Here's what I think.

Fed Up is worth seeing. I'm hardly an absolutist on nutrition issues (I munched - somewhat guiltily - on Twizzlers as the movie started, and had a couple of slices of pizza for dinner), but I found many of its arguments to be persuasive, and all of them worth considering.

I'm not sure that I entirely buy the implication of some sort of conspiracy on the part of the food industry, but the movie is highly effective when its cameras are trained on young people in their early teens who are morbidly obese. Without making a big point of it, we see their parents - also extremely overweight - giving them the worst kinds of fatty foods, with huge bottles of soda on their kitchen counters. There is a suggestion that the parents have less responsibility than food companies for their kids' conditions, and I'm not completely buying that … though there is a high level of ignorance that pervades the attitudes of many of the people portrayed.

Even if you think that Fed Up is full of it, I think it is worth seeing. Hell, I think DVDs of the movie ought to be distributed to every public school in America. And I have to admit that the next time I think about eating certain foods, I'm going to think twice about it … and I'm very glad that I've totally given up soft drinks.

The thing about Fed Up is that there will be scientists who will argue both sides of the controversy. But the bottom line argument - that people need to dramatically cut back on the sugar in their diets, eat less processed food and more whole foods - is, to my mind, hard to dispute. And I think Fed Up lays out its arguments effectively.

I know there are a lot of movie fans in the MNB community, so it may be of some interest to know that Stanley Kubrick's Dr. Strangelove or: How I Learned to Stop Worrying and Love the Bomb is celebrating its 50th anniversary. (Just recently, we noted that Blazing Saddles is 40 years old … it is almost incomprehensible that these two movies were produced just a decade apart. They seem like they were made on different planets.)

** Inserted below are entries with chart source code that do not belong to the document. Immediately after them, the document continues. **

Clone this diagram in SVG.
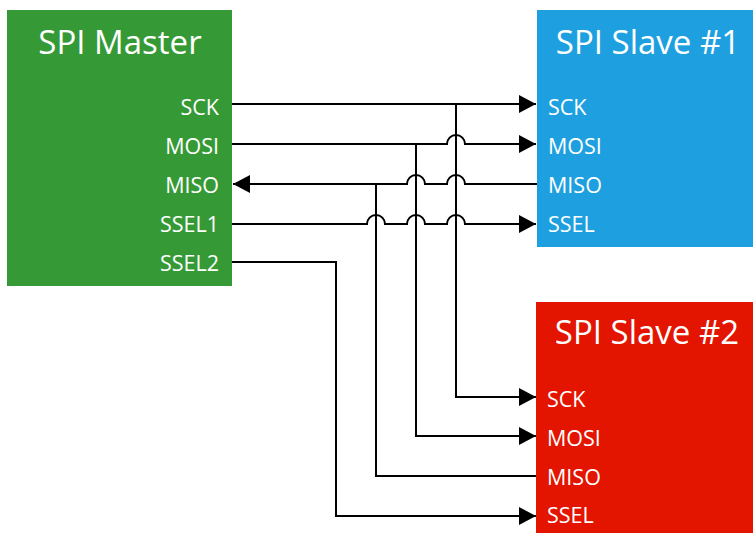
<svg xmlns="http://www.w3.org/2000/svg" width="753" height="533" viewBox="0 0 753 533">
<defs>
<style>
.title{font-family:"Open Sans","Noto Sans",sans-serif;font-size:33px;fill:#fff}
.port{font-family:"Open Sans","Noto Sans",sans-serif;font-size:21.5px;fill:#fff}
.w{fill:none;stroke:#000;stroke-width:2}
</style>
<marker id="arr" markerWidth="18" markerHeight="18" viewBox="0 0 18 18" refX="17" refY="9" orient="auto" markerUnits="userSpaceOnUse">
<path d="M0,0 L17,9 L0,18 Z" fill="#000"/>
</marker>
</defs>
<rect width="753" height="533" fill="#fff"/>
<g id="master">
<rect x="7" y="10" width="225" height="276" fill="#359a35"/>
<text class="title" x="120" y="54" text-anchor="middle">SPI Master</text>
<text class="port" x="219" y="115" text-anchor="end">SCK</text>
<text class="port" x="219" y="154" text-anchor="end">MOSI</text>
<text class="port" x="219" y="193" text-anchor="end">MISO</text>
<text class="port" x="219" y="232" text-anchor="end">SSEL1</text>
<text class="port" x="219" y="271" text-anchor="end">SSEL2</text>
</g>
<g id="slave1">
<rect x="537" y="10" width="216" height="237" fill="#1ea0e0"/>
<text class="title" x="648" y="54" text-anchor="middle">SPI Slave #1</text>
<text class="port" x="548" y="115">SCK</text>
<text class="port" x="548" y="154">MOSI</text>
<text class="port" x="548" y="193">MISO</text>
<text class="port" x="548" y="232">SSEL</text>
</g>
<g id="slave2">
<rect x="536" y="302" width="217" height="231" fill="#e31400"/>
<text class="title" x="647" y="344" text-anchor="middle">SPI Slave #2</text>
<text class="port" x="547" y="407">SCK</text>
<text class="port" x="547" y="446">MOSI</text>
<text class="port" x="547" y="485">MISO</text>
<text class="port" x="547" y="523">SSEL</text>
</g>
<g id="connectors">
<path class="w" d="M232,104 L536,104" marker-end="url(#arr)"/>
<path class="w" d="M456,104 L456,397 L536,397" marker-end="url(#arr)"/>
<path class="w" d="M232,144 L447,144 A9,9 0 0 1 465,144 L536,144" marker-end="url(#arr)"/>
<path class="w" d="M416,144 L416,436 L536,436" marker-end="url(#arr)"/>
<path class="w" d="M537,184 L465,184 A9,9 0 0 0 447,184 L425,184 A9,9 0 0 0 407,184 L233,184" marker-end="url(#arr)"/>
<path class="w" d="M536,476 L376,476 L376,184"/>
<path class="w" d="M232,224 L367,224 A9,9 0 0 1 385,224 L407,224 A9,9 0 0 1 425,224 L447,224 A9,9 0 0 1 465,224 L536,224" marker-end="url(#arr)"/>
<path class="w" d="M232,262 L336,262 L336,516 L536,516" marker-end="url(#arr)"/>
</g>
</svg>
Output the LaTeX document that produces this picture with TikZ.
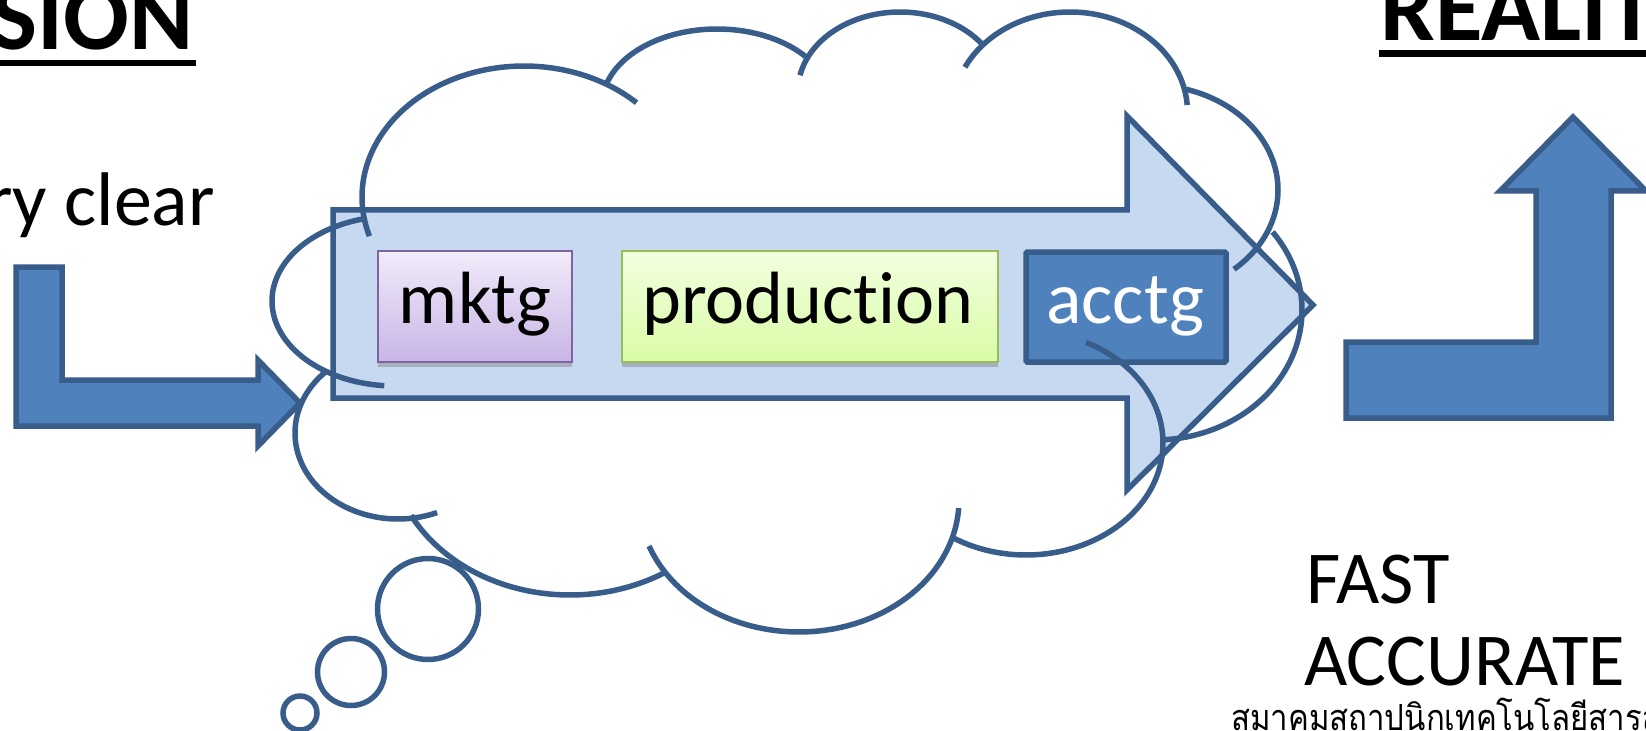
\documentclass[tikz,border=0pt]{standalone}
\usepackage{fontspec}
\setmainfont[Ligatures=NoCommon]{Carlito}
\newfontfamily\thaifont[Script=Thai,FakeStretch=0.865]{Loma}
\usetikzlibrary{shadows}
\definecolor{edgeblue}{HTML}{385D8A}
\definecolor{midblue}{HTML}{4F81BD}
\definecolor{paleblue}{HTML}{C6D9F1}
\definecolor{purpleedge}{HTML}{8064A2}
\definecolor{greenedge}{HTML}{9BBB59}
\definecolor{purpletop}{HTML}{F1EBFA}
\definecolor{purplebot}{HTML}{C9B5E6}
\definecolor{greentop}{HTML}{F2FFE0}
\definecolor{greenbot}{HTML}{D9FCA5}
\tikzset{
  blockarrow/.style={draw=edgeblue,fill=midblue,line width=5.5*0.75pt,miter limit=10},
  cloudline/.style={draw=edgeblue,line width=5.5*0.75pt},
  box/.style={line width=1.5pt,drop shadow={shadow xshift=0pt,shadow yshift=-4pt,opacity=.45}},
  boxtext/.style={inner sep=0pt,anchor=base,font=\fontsize{55.5}{60}\selectfont},
  bigtext/.style={inner sep=0pt,anchor=base west,font=\fontsize{56}{60}\selectfont},
  titletext/.style={inner sep=0pt,font=\bfseries\fontsize{73}{80}\selectfont}
}
\newcommand{\lobe}[6]{\draw[cloudline] plot[domain=#5:#6,samples=50,smooth] ({#1+#3*cos(\x)},{#2-#4*sin(\x)});}
\begin{document}
\begin{tikzpicture}[x=0.75pt,y=-0.75pt]
\useasboundingbox (0,0) rectangle (1646,731);
\clip (0,0) rectangle (1646,731);
\fill[white] (0,0) rectangle (1646,731);
% titles
\node[titletext,anchor=base east] (vision) at (194,50) {VISION};
\fill (-5,60) rectangle (196,66);
\node[titletext,anchor=base west] (reality) at (1380,41) {REALITY};
\fill (1379,50) rectangle (1650,57);
% texts
\node[inner sep=0pt,anchor=base east,font=\fontsize{57}{60}\selectfont] (clear) at (215,226) {very clear};
\node[bigtext] (fast) at (1306,603) {FAST};
\node[bigtext] (accurate) at (1304,685) {ACCURATE};
\node[inner sep=0pt,anchor=base west,font=\thaifont\fontsize{27}{30}\selectfont] (assoc) at (1231,730) {สมาคมสถาปนิกเทคโนโลยีสารสนเทศ};
% block arrows
\draw[blockarrow] (16,267) -- (62,267) -- (62,380) -- (258,380) -- (258,360) -- (300,403) -- (258,446) -- (258,426) -- (16,426) -- cycle;
\draw[blockarrow] (1346,342) -- (1536,342) -- (1536,191) -- (1500,191) -- (1573,117) -- (1646,191) -- (1611,191) -- (1611,418) -- (1346,418) -- cycle;
\draw[blockarrow,fill=paleblue] (333,210) -- (1127,210) -- (1127,116) -- (1313,305) -- (1127,490) -- (1127,398) -- (333,398) -- cycle;
% boxes
\shade[box,draw=purpleedge,top color=purpletop,bottom color=purplebot] (378,251) rectangle (572,362);
\shade[box,draw=greenedge,top color=greentop,bottom color=greenbot] (622,251) rectangle (998,362);
\draw[draw=edgeblue,fill=midblue,line width=5.5*0.75pt,rounded corners=1pt] (1026,252) rectangle (1226,362);
\node[boxtext] (mktg) at (475,323) {mktg};
\node[boxtext] (production) at (808,323) {production};
\node[boxtext,text=white] (acctg) at (1125,323) {acctg};
% cloud
\lobe{524}{197}{162}{131}{197.4}{46}
\lobe{717}{105}{115}{76}{163}{38.5}
\lobe{900}{91}{102}{79}{168.5}{35.5}
\lobe{1070}{112}{117.5}{100}{153.4}{4}
\lobe{1150}{190}{128}{105}{73.7}{-49}
\lobe{1155}{310}{147}{130}{36.9}{-87}
\lobe{1026}{443}{137}{112}{64}{-122.7}
\lobe{799}{500}{160}{132}{-3.5}{-159.6}
\lobe{570}{445}{180}{150}{-58}{-152}
\lobe{398}{433}{103}{86}{-67.7}{-225.6}
\lobe{395}{301}{123}{85}{265}{104}
\draw[cloudline] (428,609) circle[radius=50.5];
\draw[cloudline] (351,672) circle[radius=33.5];
\draw[cloudline] (300,713) circle[radius=17];
\end{tikzpicture}
\end{document}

There is a wonderful essay in The New Yorker about the movie, which is best described as a "nightmare comedy" about nuclear annihilation, starring Peter Sellers (in three roles), George C. Scott (as General Buck Turgidson, who at one point calculates that about in a nuclear war, “I’m not saying we wouldn’t get our hair mussed. But I do say that no more than ten to twenty million killed, tops—depending on the breaks") Sterling Hayden and Slim Pickens.

The essay can be read here.

Fabulous movie … and if, for some reason, you've never seen it, you should. It is a seminal piece of moviemaking.

That's it for this week. Have a great weekend, and I'll see you Monday.